At the basis of these three objects - the zā’irjah, Llull's ars combinatoria and Alberti’s cipher disk- is the production of combinations of symbols through rotation. By briefly outlining and demonstrating these three objects, and the contexts of their production and usage, we hope to open up discussion to the ‘mechanisation’ of thought and reality through systems of symbols, the potential benefits and pitfalls of attempting to trace transmission and reception, and the surprising interactions between the more ‘logical’ and the ‘esoteric’.

Resources:

Download the instructions and image to make your own Cipher Disk:

 

Powerpoint:

https://www.torch.ox.ac.uk/files/writingtechnologiesworkshoppppdf

 

Biographies

Arianna Dalla Costa is a PhD candidate at the Warburg Institute. Her current project explores the Latin geomantic tradition from an interdisciplinary perspective and includes the critical edition and translation into Modern English of a geomantic treatise translated by Plato of Tivoli from Arabic into Latin in 1135. Dalla Costa is interested in the transmission of Islamic astronomical and astrological doctrines in the West, in the edition of Latin medieval manuscripts and the use of diagrams in medieval scientific texts. Her current work is funded by the Gerda Henkel Foundation.
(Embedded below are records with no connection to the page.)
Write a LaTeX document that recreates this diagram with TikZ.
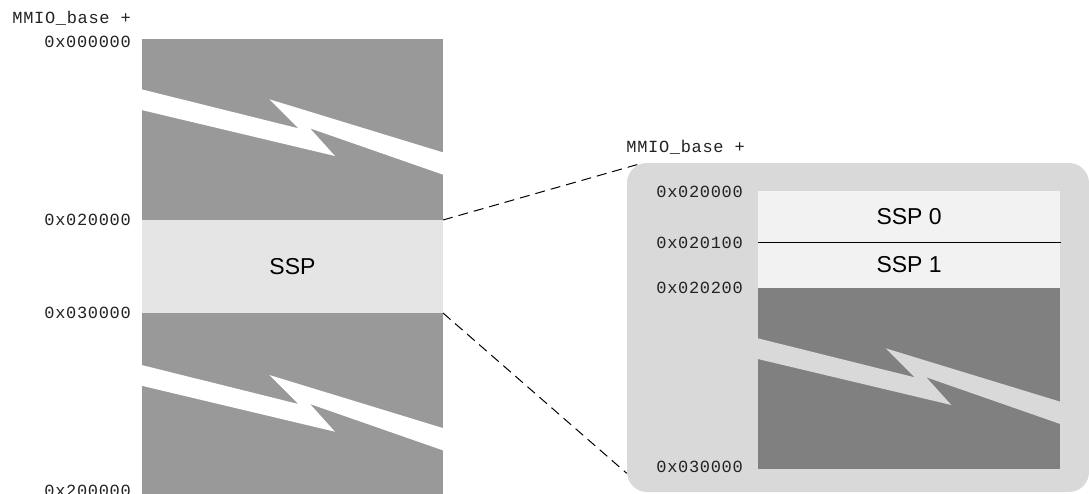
\documentclass[tikz,border=0pt]{standalone}
\usepackage{fontspec}
\setsansfont{Liberation Sans}
\newfontfamily\addrfont[LetterSpace=4]{Liberation Mono}
\definecolor{memgray}{HTML}{999999}
\definecolor{ssplight}{HTML}{E5E5E5}
\definecolor{panelgray}{HTML}{D9D9D9}
\definecolor{innerlight}{HTML}{F2F2F2}
\definecolor{darkmem}{HTML}{808080}
\definecolor{addrcol}{HTML}{222222}
\tikzset{
  region/.style={rectangle, inner sep=0pt, outer sep=0pt, draw=none, anchor=north west},
  addr/.style={font=\addrfont\fontsize{17}{17}\selectfont, text=addrcol, anchor=east, inner sep=0pt},
  lbl/.style={font=\sffamily\fontsize{23}{23}\selectfont, text=black},
  link/.style={draw=black, line width=1pt, dash pattern=on 10pt off 6pt}
}
\newcommand\breakband[3]{%
  \begin{scope}[shift={(#1,#2)}]
    \fill[#3] (-0.5,0) -- (156.3,39) -- (127.3,10) -- (302,63.4) -- (302,85.7) -- (168,39) -- (193,66.7) -- (-0.5,20.7) -- cycle;
  \end{scope}}
\begin{document}
\begin{tikzpicture}[x=1pt,y=-1pt]
\useasboundingbox (0,0) rectangle (1089,493);
% left column
\node[region, fill=memgray, minimum width=301pt, minimum height=181pt] (top) at (142,39) {};
\node[region, fill=ssplight, minimum width=301pt, minimum height=93pt] (ssp) at (142,220) {};
\node[lbl] (ssplbl) at (ssp.center) {SSP};
\node[region, fill=memgray, minimum width=301pt, minimum height=190pt] (bot) at (142,313) {};
\breakband{142}{89.3}{white}
\breakband{142}{365}{white}
% left labels
\node[addr] (mmio1) at (131,18) {MMIO\_base +};
\node[addr] (a0) at (131,42) {0x000000};
\node[addr] (a1) at (131,220) {0x020000};
\node[addr] (a2) at (131,313) {0x030000};
\node[addr] (a3) at (131,491) {0x200000};
% right panel
\node[region, fill=panelgray, rounded corners=20pt, minimum width=462pt, minimum height=329pt] (panel) at (627,163) {};
\node[region, fill=innerlight, minimum width=301.7pt, minimum height=51.6pt] (ssp0) at (758.3,190.7) {};
\node[lbl] (ssp0lbl) at (ssp0.center) {SSP 0};
\node[region, fill=innerlight, minimum width=301.7pt, minimum height=45.4pt] (ssp1) at (758.3,242.3) {};
\node[lbl] (ssp1lbl) at (ssp1.center) {SSP 1};
\node[region, fill=darkmem, minimum width=301.7pt, minimum height=181.6pt] (rest) at (758.3,287.7) {};
\draw[line width=1.6pt] (ssp0.south west) -- ([xshift=1pt]ssp0.south east);
\breakband{758.3}{338.3}{panelgray}
% right labels
\node[addr] (mmio2) at (745,147) {MMIO\_base +};
\node[addr] (b0) at (743,192) {0x020000};
\node[addr] (b1) at (743,243) {0x020100};
\node[addr] (b2) at (743,288) {0x020200};
\node[addr] (b3) at (743,467) {0x030000};
% dashed connectors
\coordinate (pt1) at (641.7,163.3);
\coordinate (pt2) at (626.7,473.3);
\draw[link] (ssp.north east) -- (pt1);
\draw[link] (ssp.south east) -- (pt2);
\end{tikzpicture}
\end{document}
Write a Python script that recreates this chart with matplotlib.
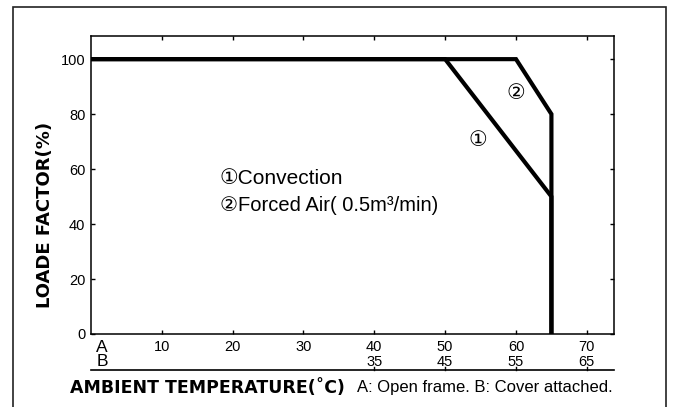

Beatrice Bottomley is a doctoral candidate at the Warburg Institute, University of London, supported by a studentship from the London Arts and Humanities Partnership. Previously, at SOAS (School of Oriental and African Studies) and l’IREMAM (l’Institut de Recherches et d’Etudes sur le Monde Arabe et Musulman), Beatrice’s research interests include translation and reception studies, philosophies of language, and histories of technology. Beatrice also teaches Islamic Philosophy at King’s College London and works as a translator from French and Arabic into English.